Virgínia – Ouvir o depoimento dos outros pais nos ajudava a enfrentar a rejeição dela. Foi um período difícil: meu marido tinha perdido o emprego, a diária da clínica era como a de um hotel cinco-estrelas. Ele usou o fundo de garantia, pedimos dinheiro emprestado em banco.

Laila – Como tinha a imagem de uma santa na frente, achei que a instituição era filantrópica. Quando minha mãe me contou quanto eles pagavam, me senti culpada. Com a crise de abstinência, tomei consciência da dependência e minha cabeça começou a mudar. Não queria mais ir embora da clínica, saí chorando. Lá eu me sentia segura. Tinha medo de não conseguir lidar com as pessoas ditas normais e recair. Mas quando reencontrei meus amigos do tempo da maconha, não vi graça. Percebi que só conseguia me relacionar com eles se estivesse bêbada ou drogada. Ainda frenqüentei o Narcóticos Anônimos um ano, mas aos poucos fui me distanciando do universo dos ex-dependentes. Fiz cursinho, entrei na faculdade e me senti bem sem a droga.

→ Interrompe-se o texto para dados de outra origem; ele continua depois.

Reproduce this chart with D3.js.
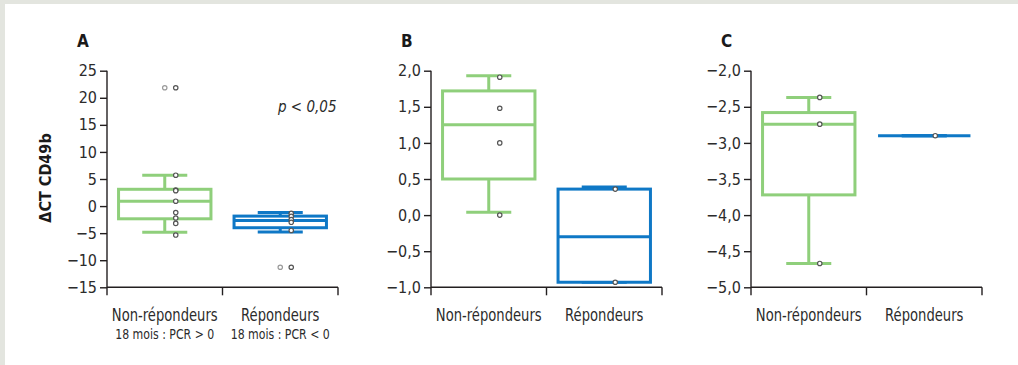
<!DOCTYPE html>
<html>
<head>
<meta charset="utf-8">
<script src="https://cdn.jsdelivr.net/npm/d3@7"></script>
<style>
  html, body { margin: 0; padding: 0; background: #e3e5df; }
  svg { display: block; }
  text { font-family: "Liberation Sans Narrow", "DejaVu Sans Condensed", "Roboto", sans-serif; fill: #2b2b2b; }
</style>
</head>
<body>
<div class="board"></div>
<script>
// categories and labels
var categories = ['Non-répondeurs', 'Répondeurs'];
var subLabelsA = ['18 mois : PCR > 0', '18 mois : PCR < 0'];
var panelLetters = ['A', 'B', 'C'];

// tick values per panel
var ticksA = [25, 20, 15, 10, 5, 0, -5, -10, -15];
var ticksB = [2.0, 1.5, 1.0, 0.5, 0.0, -0.5, -1.0];
var ticksC = [-2.0, -2.5, -3.0, -3.5, -4.0, -4.5, -5.0];

// box stats [lower whisker, q1, median, q3, upper whisker] per category
var boxA = [[-4.85, -2.35, 0.9, 3.1, 5.7], [-4.8, -4.0, -2.65, -1.85, -1.2]];
var boxB = [[0.04, 0.5, 1.25, 1.72, 1.93], [-0.93, -0.93, -0.3, 0.36, 0.39]];
var boxC = [[-4.67, -3.72, -2.74, -2.58, -2.37], [-2.9, -2.9, -2.9, -2.9, -2.9]];

// individual points per category
var pointsA = [[5.7, 2.95, 2.85, 0.9, -1.2, -2.2, -3.2, -5.35], [-1.35, -1.9, -2.5, -3.0, -4.5]];
var pointsB = [[1.91, 1.48, 1.0, 0.0], [0.36, -0.93]];
var pointsC = [[-2.37, -2.74, -4.67], [-2.9]];

// outliers (two overlapping markers each, one lighter)
var outliersA = [[21.85, 21.85], [-11.3, -11.3]];

var colors = ['#8fcf7b', '#0f78c6'];

(function(){
  var W = 1018, H = 365;
  var svg = d3.select('.board').append('svg')
    .attr('width', W)
    .attr('height', H);

  svg.append('rect')
    .attr('x', 5).attr('y', 4)
    .attr('width', W - 5).attr('height', H - 4)
    .style('fill', '#ffffff');

  var fmtInt = function(d){ return d < 0 ? '\u2212' + Math.abs(d) : String(d); };
  var fmtDec = function(d){
    var s = Math.abs(d).toFixed(1).replace('.', ',');
    return d < 0 ? '\u2212' + s : s;
  };

  var panels = [
    {x0: 107, ticks: ticksA, fmt: fmtInt, box: boxA, pts: pointsA, out: outliersA},
    {x0: 431, ticks: ticksB, fmt: fmtDec, box: boxB, pts: pointsB, out: null},
    {x0: 751, ticks: ticksC, fmt: fmtDec, box: boxC, pts: pointsC, out: null}
  ];

  var plotTop = 70.7, plotBottom = 287.3, plotW = 231;

  panels.forEach(function(p, i){
    var g = svg.append('g');
    var y = d3.scaleLinear()
      .domain([d3.min(p.ticks), d3.max(p.ticks)])
      .range([plotBottom, plotTop]);
    var x = d3.scalePoint()
      .domain(categories)
      .range([p.x0, p.x0 + plotW])
      .padding(0.5);
    var boxW = plotW * 0.4, capW = plotW * 0.195, ptOff = 11;

    // y axis
    var yAxis = g.append('g')
      .attr('transform', 'translate(' + p.x0 + ',0)')
      .call(d3.axisLeft(y).tickValues(p.ticks).tickFormat(p.fmt).tickSize(7).tickPadding(3));
    yAxis.select('.domain').attr('d', 'M0,' + plotTop + 'V' + plotBottom);
    yAxis.attr('font-family', null).attr('font-size', null);

    // x axis with end + middle ticks
    var xAxis = g.append('g');
    xAxis.append('line')
      .attr('x1', p.x0).attr('x2', p.x0 + plotW)
      .attr('y1', plotBottom).attr('y2', plotBottom);
    xAxis.selectAll('.xt')
      .data([0, 0.5, 1])
      .enter()
      .append('line')
      .attr('x1', function(d){ return p.x0 + d * plotW; })
      .attr('x2', function(d){ return p.x0 + d * plotW; })
      .attr('y1', plotBottom).attr('y2', plotBottom + 8);
    g.selectAll('line, path.domain')
      .style('stroke', '#231f20')
      .style('stroke-width', 1.4);
    yAxis.selectAll('text')
      .style('font-size', '16px')
      .style('fill', '#2b2b2b');

    // category labels (squeezed a little, the original face is condensed)
    g.selectAll('.cat')
      .data(categories)
      .enter()
      .append('text')
      .attr('transform', function(d){ return 'translate(' + x(d) + ',321) scale(0.86,1)'; })
      .attr('text-anchor', 'middle')
      .style('font-size', '17px')
      .text(function(d){ return d; });
    if(i === 0){
      g.selectAll('.sub')
        .data(subLabelsA)
        .enter()
        .append('text')
        .attr('transform', function(d, j){ return 'translate(' + x(categories[j]) + ',339) scale(0.84,1)'; })
        .attr('text-anchor', 'middle')
        .style('font-size', '14.5px')
        .text(function(d){ return d; });
    }

    // panel letter
    g.append('text')
      .attr('x', p.x0 - 30)
      .attr('y', 47)
      .style('font-size', '17px')
      .style('font-weight', 'bold')
      .style('fill', '#1a1a1a')
      .text(panelLetters[i]);

    // boxes
    p.box.forEach(function(s, j){
      var cx = x(categories[j]);
      var bg = g.append('g')
        .style('stroke', colors[j])
        .style('stroke-width', 3)
        .style('fill', 'none');
      bg.append('line')
        .attr('x1', cx).attr('x2', cx)
        .attr('y1', y(s[4])).attr('y2', y(s[3]));
      bg.append('line')
        .attr('x1', cx).attr('x2', cx)
        .attr('y1', y(s[1])).attr('y2', y(s[0]));
      bg.selectAll('.cap')
        .data([s[0], s[4]])
        .enter()
        .append('line')
        .attr('x1', cx - capW / 2).attr('x2', cx + capW / 2)
        .attr('y1', function(d){ return y(d); })
        .attr('y2', function(d){ return y(d); });
      bg.append('rect')
        .attr('x', cx - boxW / 2)
        .attr('width', boxW)
        .attr('y', y(s[3]))
        .attr('height', y(s[1]) - y(s[3]))
        .style('fill', 'white');
      bg.append('line')
        .attr('x1', cx - boxW / 2).attr('x2', cx + boxW / 2)
        .attr('y1', y(s[2])).attr('y2', y(s[2]));

      g.selectAll('.pt' + j)
        .data(p.pts[j])
        .enter()
        .append('circle')
        .attr('cx', cx + ptOff)
        .attr('cy', function(d){ return y(d); })
        .attr('r', 2.2)
        .style('fill', 'white')
        .style('stroke', '#555')
        .style('stroke-width', 1.2);

      if(p.out){
        g.selectAll('.out' + j)
          .data(p.out[j])
          .enter()
          .append('circle')
          .attr('cx', function(d, k){ return cx + (k === 0 ? 0 : ptOff); })
          .attr('cy', function(d){ return y(d); })
          .attr('r', 2.2)
          .style('fill', 'white')
          .style('stroke', function(d, k){ return k === 0 ? '#9a9a9a' : '#555'; })
          .style('stroke-width', 1.2);
      }
    });

    if(i === 0){
      g.append('text')
        .attr('transform', 'translate(51,178) rotate(-90)')
        .attr('text-anchor', 'middle')
        .style('font-size', '16px')
        .style('font-weight', 'bold')
        .style('fill', '#1a1a1a')
        .text('\u0394CT CD49b');
      g.append('text')
        .attr('x', 278)
        .attr('y', 112)
        .style('font-size', '15px')
        .style('font-style', 'italic')
        .text('p < 0,05');
    }
  });
})();
</script>
</body>
</html>
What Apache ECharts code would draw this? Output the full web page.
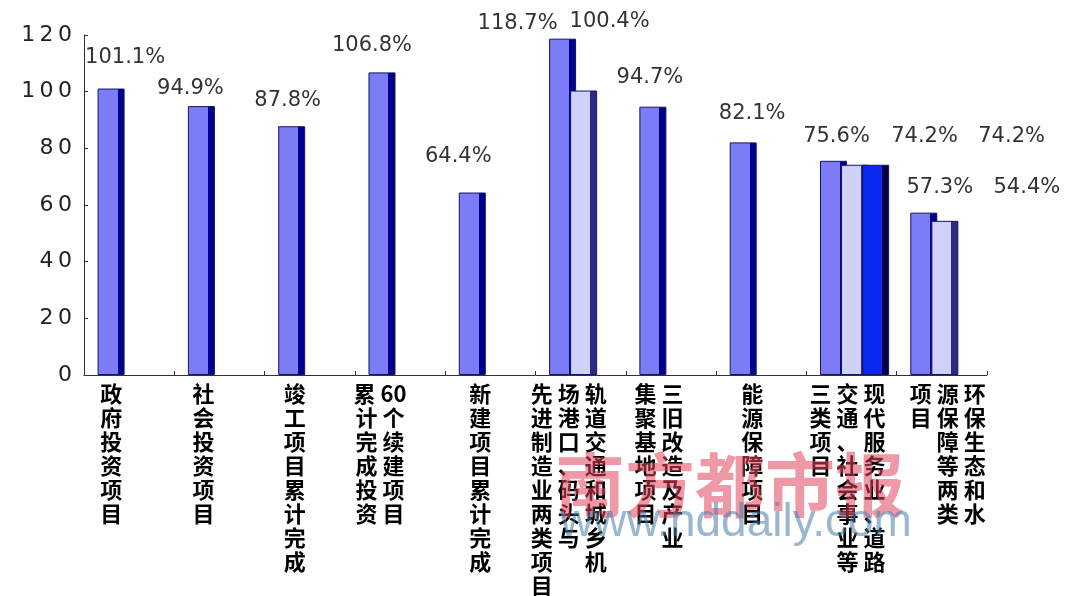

Lúcia – Chega uma hora que cansa ficar ouvindo as mesmas histórias, a pessoa tem que encarar a vida real.

Laila – Na faculdade fiz amizades, há oito meses tenho um namorado. Ele bebe a cerveja dele e no começo ficava com um olho no copo e outro em mim. Hoje é mais tranqüilo, mas não me considero recuperada, mesmo quatro anos depois. Não posso baixar um decreto proibindo de se drogarem perto de mim. É doloroso não ter metas. É triste brigar com sua mãe para se drogar, no outro dia ir atrás de droga e brigar com seus pais, no dia seguinte brigar com os pais e ir atrás de droga...

Lúcia – Sem a família o dependente não é nada. Mas para poder ajudar a gente também tem de se perguntar onde errou. Se ela se envolveu com drogas, talvez faltasse mais interação entre nós e nossos pais.

Virgínia – O importante é não abandonar o filho, senão ele afunda mais. Acertamos, mesmo sem experiência.

Álvaro – Todos amadurecemos. A gente vai levando a vida na balada. De repente, a coisa fica séria. A terapia me fez ver que não existem culpados. Pode acontecer em qualquer família. Hoje consigo conversar com minha filha, existe um sentimento ruim em relação ao que passou, mas o maior é de vitória.

* Nomes falsos para preservar a privacidade dos indivíduos.